» **Task description**: Reproduce the lines below exactly, from the one containing "What Altair code" through the one containing "pm10_who = 14.6", both included. Leave out any pictures.

─── Supplied data ───

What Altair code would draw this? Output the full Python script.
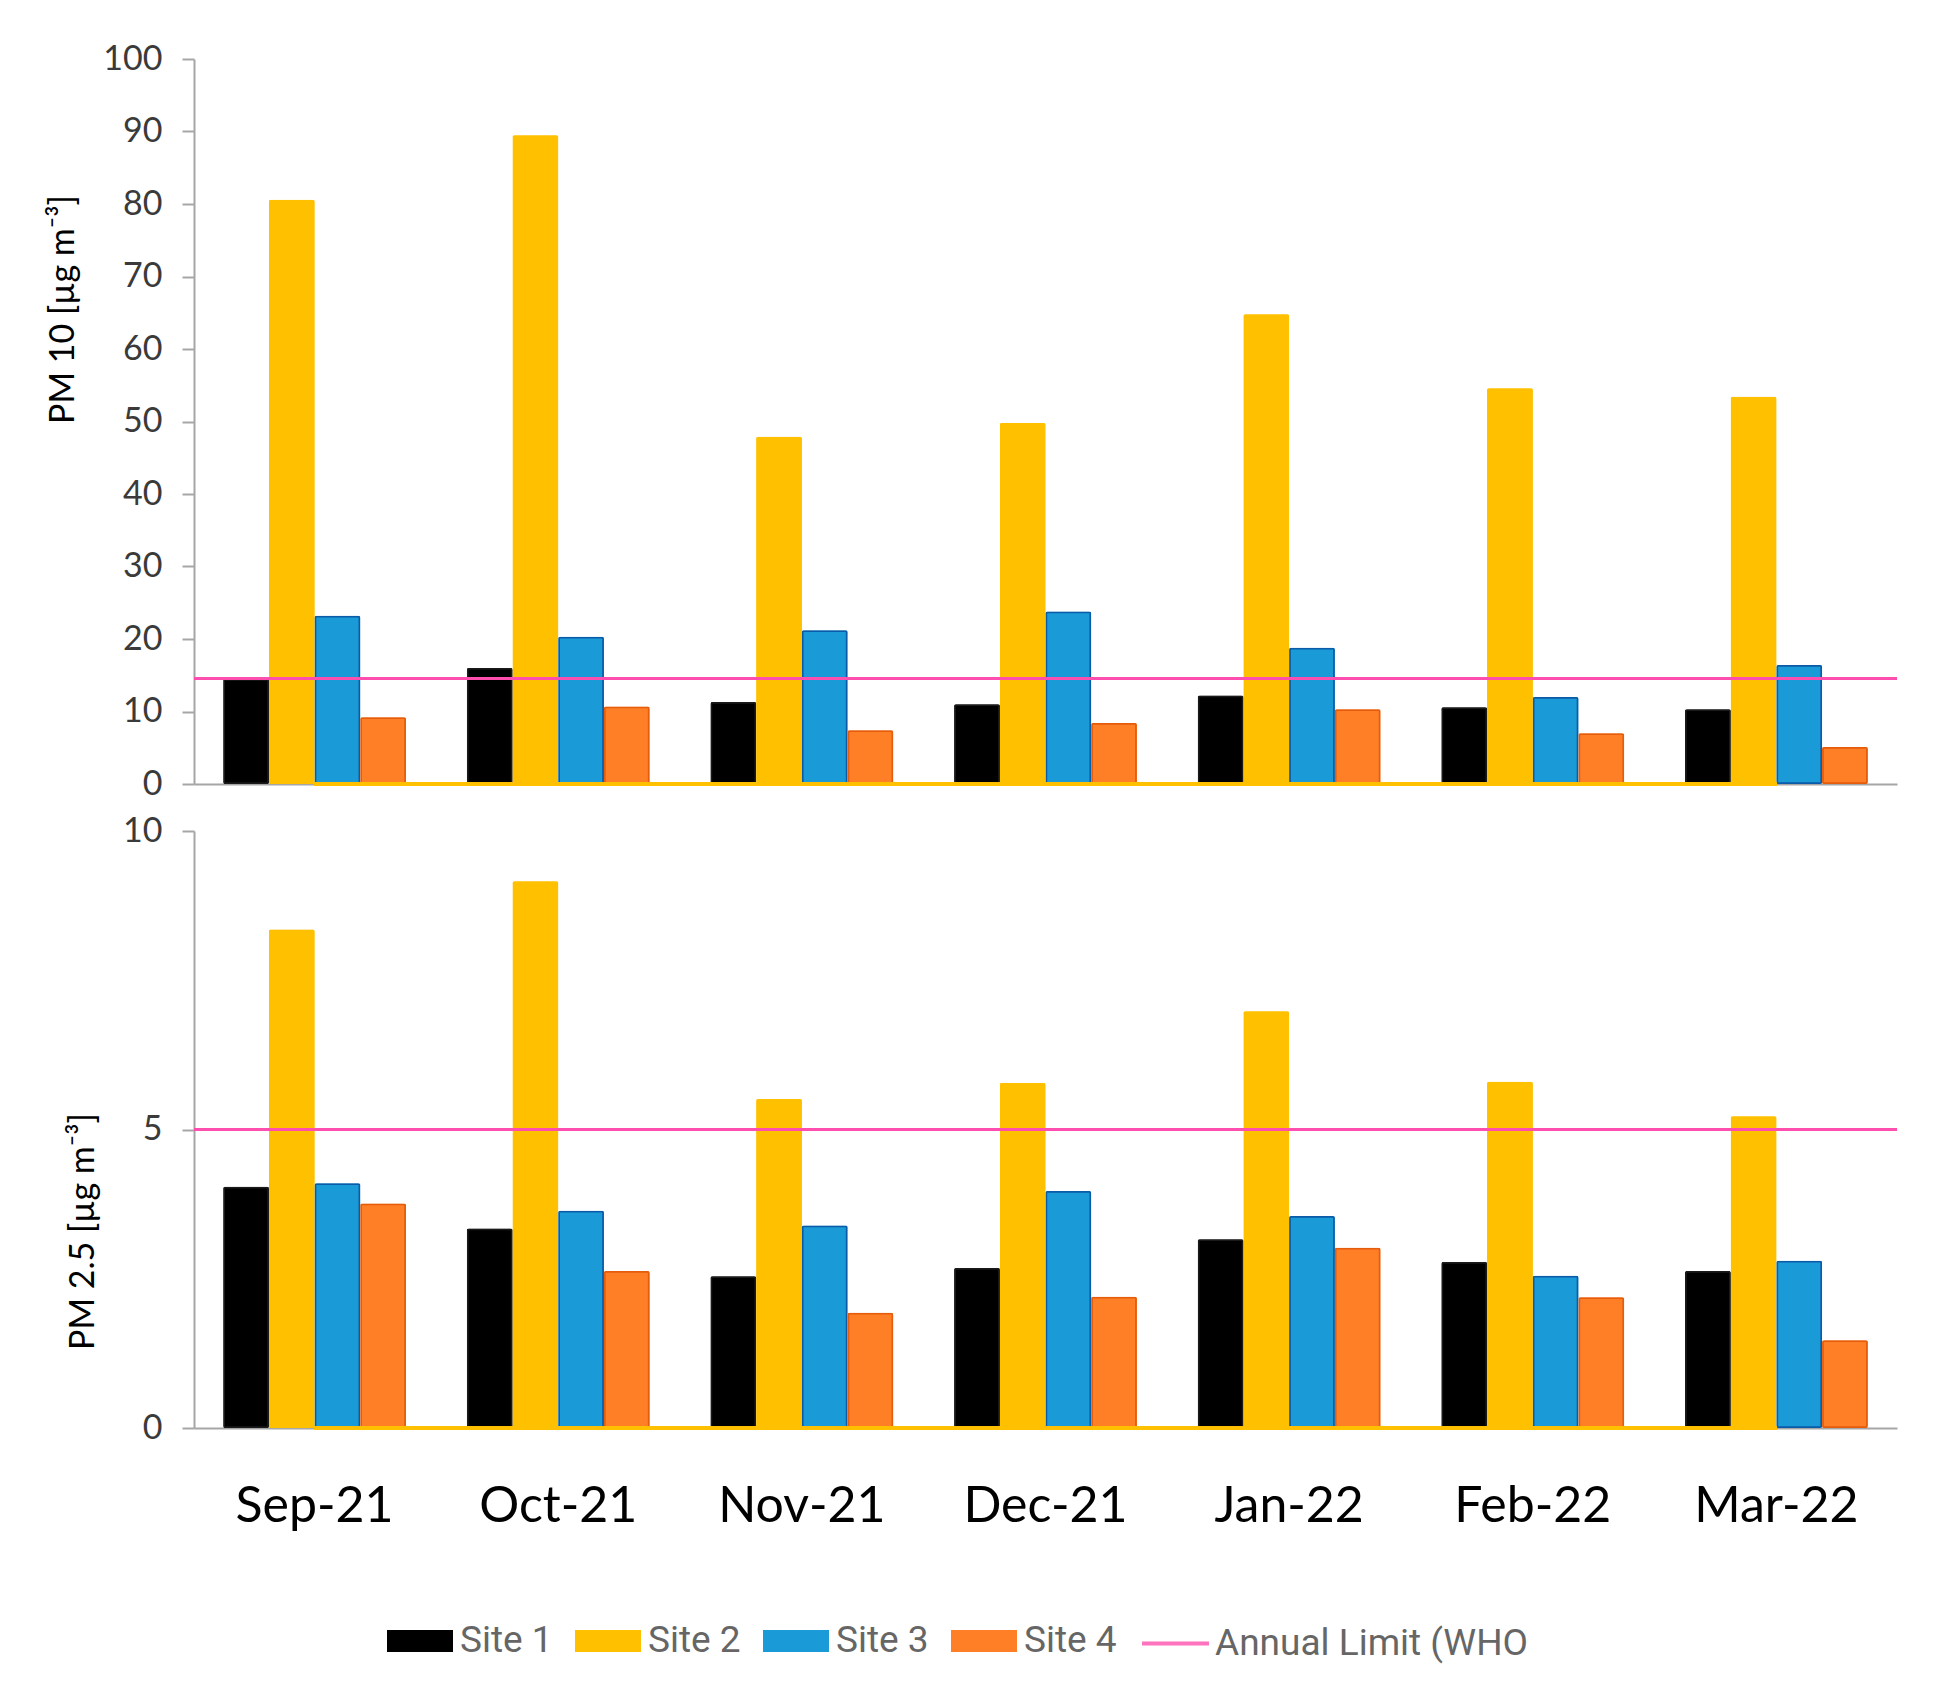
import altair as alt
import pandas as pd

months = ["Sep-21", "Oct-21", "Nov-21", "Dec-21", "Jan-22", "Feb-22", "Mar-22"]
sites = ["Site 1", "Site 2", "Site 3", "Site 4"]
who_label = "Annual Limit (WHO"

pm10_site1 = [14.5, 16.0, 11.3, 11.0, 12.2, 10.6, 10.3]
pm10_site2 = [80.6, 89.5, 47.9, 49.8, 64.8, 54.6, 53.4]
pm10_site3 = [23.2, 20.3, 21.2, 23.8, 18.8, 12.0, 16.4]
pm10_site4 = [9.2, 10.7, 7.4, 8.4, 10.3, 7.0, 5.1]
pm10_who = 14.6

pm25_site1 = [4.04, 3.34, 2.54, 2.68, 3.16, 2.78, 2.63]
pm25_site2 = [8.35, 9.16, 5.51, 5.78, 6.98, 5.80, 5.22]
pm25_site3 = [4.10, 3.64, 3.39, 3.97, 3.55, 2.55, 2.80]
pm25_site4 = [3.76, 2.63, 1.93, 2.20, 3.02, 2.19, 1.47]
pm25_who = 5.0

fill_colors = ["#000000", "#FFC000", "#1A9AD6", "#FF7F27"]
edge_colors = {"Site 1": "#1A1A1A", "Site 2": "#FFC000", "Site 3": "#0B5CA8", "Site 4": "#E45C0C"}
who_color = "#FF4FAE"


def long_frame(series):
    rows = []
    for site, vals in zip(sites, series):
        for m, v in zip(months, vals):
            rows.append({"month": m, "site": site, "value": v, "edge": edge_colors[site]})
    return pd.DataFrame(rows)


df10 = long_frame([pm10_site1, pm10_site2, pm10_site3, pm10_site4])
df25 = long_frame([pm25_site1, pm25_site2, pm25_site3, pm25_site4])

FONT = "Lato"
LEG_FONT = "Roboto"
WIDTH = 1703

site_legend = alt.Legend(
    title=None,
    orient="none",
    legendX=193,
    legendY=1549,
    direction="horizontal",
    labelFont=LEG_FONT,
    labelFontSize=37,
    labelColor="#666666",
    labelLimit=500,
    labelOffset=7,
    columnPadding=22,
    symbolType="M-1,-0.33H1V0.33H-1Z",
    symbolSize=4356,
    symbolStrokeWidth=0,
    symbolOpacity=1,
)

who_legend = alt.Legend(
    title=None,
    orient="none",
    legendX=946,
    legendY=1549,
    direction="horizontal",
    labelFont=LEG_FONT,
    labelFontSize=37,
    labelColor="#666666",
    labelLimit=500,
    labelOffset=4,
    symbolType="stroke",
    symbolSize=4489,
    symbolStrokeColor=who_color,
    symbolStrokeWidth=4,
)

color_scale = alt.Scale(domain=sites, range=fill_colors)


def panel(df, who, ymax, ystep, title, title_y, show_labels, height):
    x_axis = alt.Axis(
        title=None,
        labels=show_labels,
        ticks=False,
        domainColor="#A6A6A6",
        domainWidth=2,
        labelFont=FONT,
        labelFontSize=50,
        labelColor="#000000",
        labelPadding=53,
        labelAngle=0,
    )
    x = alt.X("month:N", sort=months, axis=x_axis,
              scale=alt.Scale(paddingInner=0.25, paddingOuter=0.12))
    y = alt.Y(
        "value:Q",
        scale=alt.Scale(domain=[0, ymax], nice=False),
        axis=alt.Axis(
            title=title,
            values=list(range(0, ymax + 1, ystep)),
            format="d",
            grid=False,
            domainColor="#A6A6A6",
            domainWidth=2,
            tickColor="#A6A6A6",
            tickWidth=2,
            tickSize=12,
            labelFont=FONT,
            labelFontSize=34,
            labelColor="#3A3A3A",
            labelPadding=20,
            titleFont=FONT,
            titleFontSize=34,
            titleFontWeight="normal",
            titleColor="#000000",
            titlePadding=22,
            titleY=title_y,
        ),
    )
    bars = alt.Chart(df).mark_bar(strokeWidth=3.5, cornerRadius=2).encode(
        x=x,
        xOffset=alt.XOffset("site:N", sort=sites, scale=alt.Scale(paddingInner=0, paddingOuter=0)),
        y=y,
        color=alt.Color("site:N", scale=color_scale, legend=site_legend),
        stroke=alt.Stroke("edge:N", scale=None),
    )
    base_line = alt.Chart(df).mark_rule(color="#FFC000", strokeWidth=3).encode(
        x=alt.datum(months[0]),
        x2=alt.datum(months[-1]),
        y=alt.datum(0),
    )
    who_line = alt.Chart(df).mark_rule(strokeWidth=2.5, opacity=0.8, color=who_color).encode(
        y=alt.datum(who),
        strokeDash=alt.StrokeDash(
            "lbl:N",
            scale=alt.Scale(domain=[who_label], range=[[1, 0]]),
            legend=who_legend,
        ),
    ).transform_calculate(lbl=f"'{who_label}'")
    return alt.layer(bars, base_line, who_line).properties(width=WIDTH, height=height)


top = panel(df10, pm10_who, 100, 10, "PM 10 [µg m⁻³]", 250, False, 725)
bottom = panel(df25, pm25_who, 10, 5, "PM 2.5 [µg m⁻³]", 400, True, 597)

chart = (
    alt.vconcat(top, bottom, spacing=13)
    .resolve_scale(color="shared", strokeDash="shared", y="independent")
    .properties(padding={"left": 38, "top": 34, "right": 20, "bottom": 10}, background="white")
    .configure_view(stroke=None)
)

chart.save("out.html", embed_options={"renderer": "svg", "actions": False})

───
─── Supplied data ───

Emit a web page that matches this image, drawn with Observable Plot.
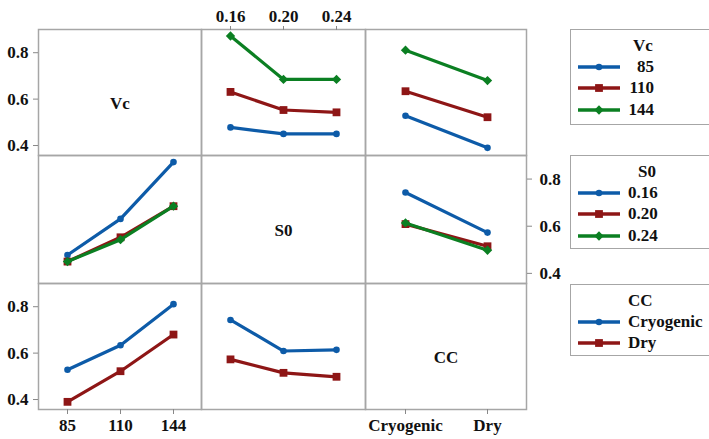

───

» **Written response**:
What Altair code would draw this? Output the full Python script.
import altair as alt
import pandas as pd

months = ["Sep-21", "Oct-21", "Nov-21", "Dec-21", "Jan-22", "Feb-22", "Mar-22"]
sites = ["Site 1", "Site 2", "Site 3", "Site 4"]
who_label = "Annual Limit (WHO"

pm10_site1 = [14.5, 16.0, 11.3, 11.0, 12.2, 10.6, 10.3]
pm10_site2 = [80.6, 89.5, 47.9, 49.8, 64.8, 54.6, 53.4]
pm10_site3 = [23.2, 20.3, 21.2, 23.8, 18.8, 12.0, 16.4]
pm10_site4 = [9.2, 10.7, 7.4, 8.4, 10.3, 7.0, 5.1]
pm10_who = 14.6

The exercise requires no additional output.